World Rainforest Movement

Climate Change: The lesson from Lyon

Government delegates from all over the world met this month in Lyon, France, in a Preparatory Conference prior to the Conference of the Parties of the Convention on Climate Change which will be held next November in the Hague, Netherlands.

The only positive thing that can be said about the Lyon meeting is that delegates worked very hard, late into the evenings, and that some delegates — unfortunately too few — actually tried to do something about climate change. But the general character of the meeting was one of blackmailing, arm-twisting, marketing, bribing and trading among the various elites present. Most of the time was spent discussing money for programmes which actually have little or no relevance to climate.
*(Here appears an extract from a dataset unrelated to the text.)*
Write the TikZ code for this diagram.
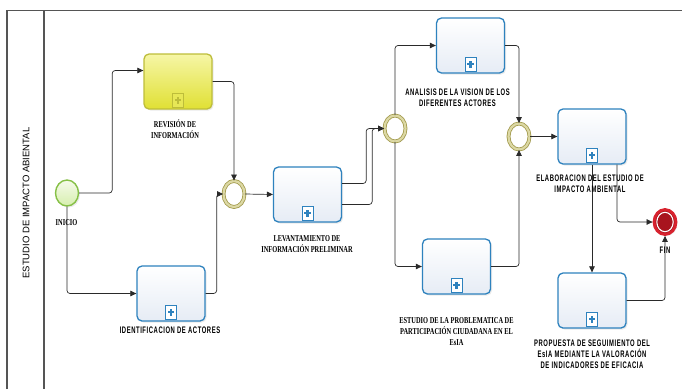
\documentclass[tikz,border=0pt]{standalone}
\usepackage{fontspec}
\usetikzlibrary{arrows.meta,shapes.geometric,shadows}
\newfontfamily\lanefont{Liberation Sans}
\newfontfamily\condsans[FakeStretch=0.62, LetterSpace=6]{Liberation Sans}
\newfontfamily\condserif[FakeStretch=0.71]{Liberation Serif}

\definecolor{taskblue}{HTML}{2E82BE}
\definecolor{taskfill}{HTML}{E6ECF5}
\definecolor{revborder}{HTML}{BDBD3A}
\definecolor{revtop}{HTML}{F6F6A6}
\definecolor{revbottom}{HTML}{E0E034}
\definecolor{gateline}{HTML}{A29A4C}
\definecolor{gateband}{HTML}{DCD8A4}
\definecolor{startline}{HTML}{86C046}
\definecolor{starttop}{HTML}{F6FBEA}
\definecolor{startbottom}{HTML}{D6EEAE}
\definecolor{endline}{HTML}{D8222E}
\definecolor{endfill}{HTML}{A8141E}
\definecolor{flowline}{HTML}{2A2A2A}
\definecolor{frameline}{HTML}{555555}

\tikzset{
  frame/.style={draw=frameline, line width=1.2pt},
  flow/.style={draw=flowline, line width=0.7pt, rounded corners=3pt,
    -{Triangle[length=6pt,width=5.5pt]}},
  softshadow/.style={drop shadow={opacity=0.16, shadow xshift=1.5pt, shadow yshift=-1.5pt}},
  task/.style={draw=taskblue, line width=1.3pt, rounded corners=5pt,
    minimum width=68pt, minimum height=55pt, inner sep=0pt,
    top color=white, bottom color=taskfill, softshadow},
  revtask/.style={task, draw=revborder, top color=revtop, bottom color=revbottom},
  plusmark/.style 2 args={draw=#1, line width=1pt, fill=#2,
    minimum width=11pt, minimum height=14pt, inner sep=0pt,
    path picture={
      \fill[#1] (path picture bounding box.center) +(-3.4pt,-1.1pt) rectangle +(3.4pt,1.1pt);
      \fill[#1] (path picture bounding box.center) +(-1.1pt,-3.4pt) rectangle +(1.1pt,3.4pt);
    }},
  startev/.style={ellipse, draw=startline, line width=1.4pt, inner sep=0pt,
    minimum width=23pt, minimum height=26pt,
    top color=starttop, bottom color=startbottom, softshadow},
  gateev/.style={ellipse, draw=gateline, double=gateband, double distance=2.2pt,
    line width=0.8pt, fill=white, inner sep=0pt,
    minimum width=21pt, minimum height=26pt, softshadow},
  endev/.style={ellipse, draw=endline, line width=2.8pt, fill=endfill, inner sep=0pt,
    minimum width=22pt, minimum height=25pt, softshadow,
    path picture={\draw[white, line width=1.1pt] (path picture bounding box.center) ellipse (8.2pt and 9.7pt);}},
  serlabel/.style={font=\condserif\bfseries\fontsize{9}{10.8}\selectfont, align=center, inner sep=0pt, text=black},
  sanlabel/.style={font=\condsans\bfseries\fontsize{9.5}{11}\selectfont, align=center, inner sep=0pt, text=black},
}

\begin{document}
\begin{tikzpicture}[x=1pt, y=-1pt]
\useasboundingbox (0,0) rectangle (682,389);
\fill[white] (0,0) rectangle (682,389);

% pool and lane borders
\draw[frame] (7,389) -- (7,10.5) -- (682,10.5);
\draw[frame] (44,10.5) -- (44,389);
\node[rotate=90, font=\lanefont\fontsize{9.5}{11}\selectfont, inner sep=0pt] (lanename) at (26,203) {ESTUDIO DE IMPACTO ABIENTAL};

% events and gateways
\node[startev] (start) at (67,193) {};
\node[gateev] (g1) at (234,194) {};
\node[gateev] (g2) at (395,128.5) {};
\node[gateev] (g3) at (519,136.5) {};
\node[endev] (fin) at (665,222) {};

% sub-processes
\node[revtask] (rev) at (178,81.5) {};
\node[task] (ident) at (171,293.5) {};
\node[task] (lev) at (307.5,194.5) {};
\node[task] (ana) at (470.5,45.5) {};
\node[task] (est) at (456.5,266.5) {};
\node[task] (ela) at (592,136.5) {};
\node[task] (prop) at (592,300.5) {};

% collapsed sub-process markers
\node[plusmark={revborder}{revbottom!70!revtop}] (rev-m) at ([yshift=9.5pt]rev.south) {};
\node[plusmark={taskblue}{white}] (ident-m) at ([yshift=9.5pt]ident.south) {};
\node[plusmark={taskblue}{white}] (lev-m) at ([yshift=9.5pt]lev.south) {};
\node[plusmark={taskblue}{white}] (ana-m) at ([yshift=9.5pt]ana.south) {};
\node[plusmark={taskblue}{white}] (est-m) at ([yshift=9.5pt]est.south) {};
\node[plusmark={taskblue}{white}] (ela-m) at ([yshift=9.5pt]ela.south) {};
\node[plusmark={taskblue}{white}] (prop-m) at ([yshift=9.5pt]prop.south) {};

% sequence flows
\draw[flow] (start.east) -- ++(33,0) |- ([yshift=11pt]rev.west);
\draw[flow] (start.south) |- (ident.west);
\draw[flow] (rev.east) -| (g1.north);
\draw[flow] (ident.east) -- ++(11,0) |- (g1.west);
\draw[flow] (g1.east) -- (lev.west);
\draw[flow] ([yshift=11pt]lev.east) -- ++(24,0) |- (g2.west);
\draw[flow] ([yshift=-10pt]lev.east) -- ++(30,0) |- (g2.west);
\draw[flow] (g2.north) |- (ana.west);
\draw[flow] (g2.south) |- (est.west);
\draw[flow] (ana.east) -| (g3.north);
\draw[flow] (est.east) -| (g3.south);
\draw[flow] (g3.east) -- (ela.west);
\draw[flow] (ela.south) -- (prop.north);
\draw[flow] ([xshift=25pt]ela.south) |- (fin.west);
\draw[flow] (prop.east) -| (fin.south);

% labels
\node[serlabel] (start-l) at (66.5,223) {INICIO};
\node[serlabel] (rev-l) at (175,129.5) {REVISIÓN DE\\INFORMACIÓN};
\node[sanlabel] (ident-l) at (170,330.5) {IDENTIFICACION DE ACTORES};
\node[serlabel] (lev-l) at (307,244) {LEVANTAMIENTO DE\\INFORMACIÓN PRELIMINAR};
\node[sanlabel] (ana-l) at (457.5,98) {ANALISIS DE LA VISION DE LOS\\DIFERENTES ACTORES};
\node[serlabel] (est-l) at (456.5,331.5) {ESTUDIO DE LA PROBLEMATICA DE\\PARTICIPACIÓN CIUDADANA EN EL\\EsIA};
\node[sanlabel] (ela-l) at (590,184) {ELABORACION DEL ESTUDIO DE\\IMPACTO AMBIENTAL};
\node[sanlabel] (prop-l) at (592,354) {PROPUESTA DE SEGUIMIENTO DEL\\EsIA MEDIANTE LA VALORACIÓN\\DE INDICADORES DE EFICACIA};
\node[sanlabel] (fin-l) at (665,250) {FIN};
\end{tikzpicture}
\end{document}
One of the topics talked about was something called the “Clean Development Mechanism.” This is a scheme which could (among other things) allow industrialized countries to “compensate for” their emissions through the use of biospheric “carbon sinks” in the South — such as tree plantations, forests and changes in land use — thus enabling them to maintain and even increase the fossil fuel emissions that are at the root of climate change. Little attention was paid by most of the diplomats and technocrats present to the proven negative impacts that forestry projects similar to those contemplated have already had on people and the environment.

Fortunately, this false climate “solution” has not yet been approved by the Conference of the Parties. But the preliminary negotiations at Lyon gave little reason for optimism. Some of the delegations present focused on blackmailing (“We won’t sign the Kyoto Protocol unless lots of carbon sinks are included”), accompanied by arm-twisting (“You are free not to agree, but . . .”). The US and Japan scored very high here. Others tried to trade their countries’ “carbon sink” capacity for money. Some Latin American delegates had a very high profile in this respect. A third group –including many European delegates — tried to show commitment to Kyoto-agreed emission cuts, but left the door open for forestry projects in the Hague agreement. The small group of countries who strongly oppose the inclusion of carbon sinks in the Kyoto Protocol seemingly could do little more than try to find ways of avoiding the very worst of the possible deals on offer.

Sadly enough, those were the meeting’s highlights. There was almost no discussion of the real issues: equal rights to the atmosphere, fossil fuel use reductions, especially in the North, alternative energy sources, and energy efficiency and conservation. If governments had been truly willing to address climate change, they would have focused on how to achieve drastic cuts in fossil fuel emissions through the active promotion of clean, renewable and low impact sources of energy. North and South would have begun to share the research and experience that both have regarding low-impact energy use and would have considered mechanisms to ensure the effective exchange of the relevant knowledge, technology, and political experience both from South to North and from North to South. Those should have been the core issues in discussions regarding any “Clean Development Mechanism.” But the governments present chose otherwise.

One lesson can be drawn from the Lyon meeting: unless people put pressure on their governments, climate negotiators will do nothing to head off the world’s looming climate disaster. Peoples’ movements must have the courage to disbelieve what most technocrats in governments, research institutions and even NGOs are telling them — namely, that climate change is an issue for “experts” only. They must understand that this is not a technical but a power issue and that the arena is political, where everyone is entitled to participate. They must keep firmly in mind that the issue is essentially very simple with an equally simple solution that anyone can understand: replace fossil fuels by alternative and environmentally-friendly energy sources. Climate change will not be solved by planting millions of hectares of pines and eucalyptus, which will only add to existing problems.

If left alone, official delegates will lead us all to disaster. They must be pushed, both from outside and from inside their grand meeting halls, toward more sober and responsible action. That is the lesson from Lyon.